Im Auto frühstücken wir erst mal ein paar Brote bevor es weitergeht bis zum Čertovica Pass auf 1238m. Inzwischen hat sich der Nebel wieder verzogen und die Sonne scheint wieder. Wir stellen unseren Wagen auf dem Parkplatz ab, schnappen unsere Wanderklamotten und auf gehts. Zunächst geht es durch ein Skilift Gebiet über einen steilen grasigen Hang. Schnell wird uns in unseren dicken Jacken warm und wir wechseln zu einer dünneren. Die Landschaft ähnelt ein bisschen dem Schwarzwald, nur dass es hier auch, wie zum Beispiel im Allgäu, viele Latschenkiefern gibt. Die Sicht ist leider recht diesig, womit die Kameras deutlich zu kämpfen haben. Da sehen unsere Augen wesentlich mehr!

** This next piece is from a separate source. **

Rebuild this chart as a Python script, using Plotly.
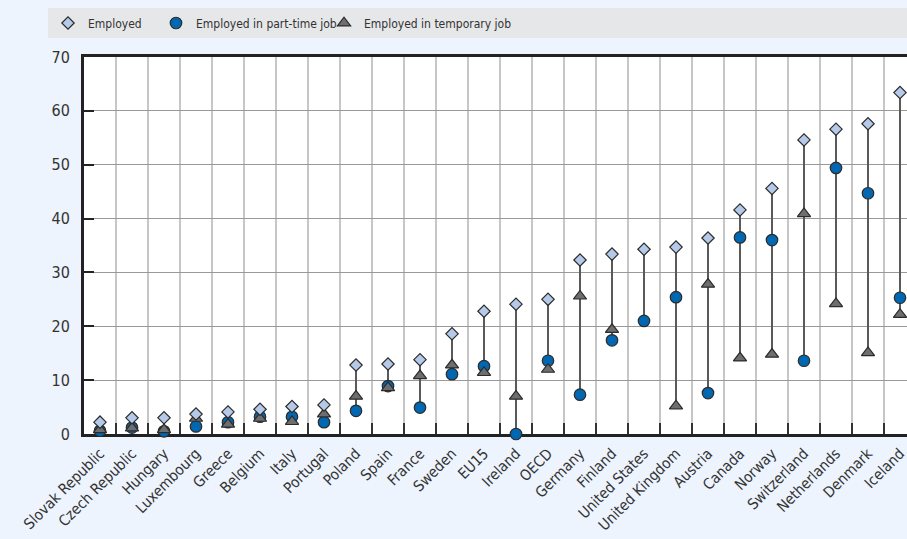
import plotly.graph_objects as go

countries = ["Slovak Republic", "Czech Republic", "Hungary", "Luxembourg", "Greece",
             "Belgium", "Italy", "Portugal", "Poland", "Spain", "France", "Sweden",
             "EU15", "Ireland", "OECD", "Germany", "Finland", "United States",
             "United Kingdom", "Austria", "Canada", "Norway", "Switzerland",
             "Netherlands", "Denmark", "Iceland"]

employed = [2.2, 3.0, 3.0, 3.7, 4.1, 4.6, 5.1, 5.4, 12.8, 13.0, 13.8, 18.6,
            22.8, 24.1, 25.0, 32.3, 33.4, 34.3, 34.7, 36.4, 41.6, 45.6, 54.6,
            56.6, 57.6, 63.4]
part_time = [0.6, 1.2, 0.5, 1.4, 2.2, 3.2, 3.2, 2.2, 4.3, 8.9, 4.9, 11.1,
             12.6, 0.0, 13.6, 7.3, 17.4, 21.0, 25.4, 7.6, 36.5, 36.0, 13.6,
             49.4, 44.7, 25.3]
temporary = [0.8, 1.1, 0.8, 2.9, 1.8, 2.9, 2.3, 3.7, 7.0, 8.6, 10.8, 12.8,
             11.4, 7.0, 12.0, 25.6, 19.4, None, 5.2, 27.8, 14.1, 14.8, 40.9,
             24.2, 15.1, 22.2]

y_ticks = [0, 10, 20, 30, 40, 50, 60, 70]

FONT = "DejaVu Sans Condensed, Roboto, sans-serif"
TXT = "#333333"
OUTLINE = "#2b2b2b"

# vertical range lines built from the data
lx, ly = [], []
for c, a, b, t in zip(countries, employed, part_time, temporary):
    vals = [v for v in (a, b, t) if v is not None]
    lx += [c, c, None]
    ly += [min(vals), max(vals), None]

fig = go.Figure()
fig.add_trace(go.Scatter(x=lx, y=ly, mode="lines", showlegend=False,
                         line=dict(color="#5a5a5a", width=2), hoverinfo="skip",
                         cliponaxis=False))
fig.add_trace(go.Scatter(x=countries, y=part_time, mode="markers",
                         name="Employed in part-time job", legend="legend2",
                         cliponaxis=False,
                         marker=dict(symbol="circle", size=11.5, color="#0068b3",
                                     line=dict(color=OUTLINE, width=1.2))))
fig.add_trace(go.Scatter(x=countries, y=temporary, mode="markers",
                         name="Employed in temporary job", legend="legend3",
                         cliponaxis=False,
                         marker=dict(symbol="triangle-up", size=11.5, color="#6e6e6e",
                                     line=dict(color=OUTLINE, width=1.2))))
fig.add_trace(go.Scatter(x=countries, y=employed, mode="markers",
                         name="Employed", legend="legend",
                         cliponaxis=False,
                         marker=dict(symbol="diamond", size=9.5, color="#b5c9e9",
                                     line=dict(color=OUTLINE, width=1.2))))

W, H = 907, 539
ML, MT, MB = 84, 57, 105
pw = 907 - ML
ph = H - MT - MB

def px_x(p):
    return (p - ML) / pw

def px_y(p):
    return (H - MB - p) / ph

leg_common = dict(orientation="h", bgcolor="rgba(0,0,0,0)", borderwidth=0,
                  font=dict(family=FONT, size=12, color=TXT),
                  yanchor="middle", y=px_y(23), xanchor="left")

fig.update_layout(
    width=W, height=H,
    margin=dict(l=ML, r=0, t=MT, b=MB, pad=0, autoexpand=False),
    paper_bgcolor="#edf4fd",
    plot_bgcolor="#ffffff",
    font=dict(family=FONT, size=15, color=TXT),
    legend=dict(**leg_common, x=px_x(48)),
    legend2=dict(**leg_common, x=px_x(156)),
    legend3=dict(**leg_common, x=px_x(324)),
    shapes=[dict(type="rect", xref="paper", yref="paper", layer="below",
                 x0=px_x(48), x1=1.0, y0=px_y(38), y1=px_y(8),
                 fillcolor="#e6e7e9", line=dict(width=0))],
    xaxis=dict(
        type="category", categoryorder="array", categoryarray=countries,
        range=[-0.5, -0.5 + pw / 32.0],
        tickson="boundaries", ticks="inside", ticklen=11, tickwidth=2,
        tickcolor="#333333",
        showgrid=True, gridcolor="#c6c6c6", gridwidth=2,
        showline=True, linecolor="#222222", linewidth=3, mirror=True,
        tickangle=-45, tickfont=dict(family=FONT, size=15, color=TXT),
        ticklabelstandoff=2, automargin=False,
        layer="below traces", zeroline=False,
    ),
    yaxis=dict(
        range=[0, 70], tickvals=y_ticks, ticktext=[str(v) for v in y_ticks],
        ticks="inside", ticklen=10, tickwidth=2, tickcolor="#222222",
        showgrid=True, gridcolor="#999999", gridwidth=1,
        showline=True, linecolor="#222222", linewidth=3, mirror=False,
        zeroline=False, tickfont=dict(family=FONT, size=16, color=TXT),
        ticklabelstandoff=8, automargin=False,
        layer="below traces",
    ),
)

fig.write_html("out.html", config={"displayModeBar": False})

# remove the default page margin so the figure fills the window exactly
css = "<style>html,body{margin:0;padding:0;overflow:hidden;}</style>"
with open("out.html", encoding="utf-8") as f:
    html = f.read()
html = html.replace("<head>", "<head>" + css, 1)
with open("out.html", "w", encoding="utf-8") as f:
    f.write(html)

Nach knapp 400 Höhenmetern kommen wir an dem Gipfel „Rovienky“ auf 1602m an und beschließen eine Kleinigkeit zu futtern. Wieder mal ist eine Brotzeit angesagt 🙂 Bevor uns der Wind am Hang auskühlen kann, packen wir die Jacken wieder aus. Es ist schön ruhig hier oben und wir können die Aussicht auf die herbstliche Niedere Tatra genießen. Wir beschließen nicht weiter bis zum nächsten Gipfel zu laufen. Wir können von hier aus sehen, dass da noch etliche Kilometer dazwischen liegen und da sich die Landschaft nicht groß verändert, und wir auch den gleichen Weg zurücklaufen müssen, reicht uns dieser Gipfel vollkommen aus 🙂 Nach einer langen, gesprächigen Pause treten wir den Rückweg an und sind gegen 14 Uhr wieder am Auto. Noch eine Stunde Fahrt und wir erreichen unsere Unterkunft in dem Dörfchen Hrabušice.
Morgen wollen wir wissen wie es im Paradies aussieht! Es geht nämlich in den gleichnamigen Nationalpark, der hier direkt ums Eck liegt 🙂 Und eins steht fest: es warten jede Menge Leitern und Brücken auf uns!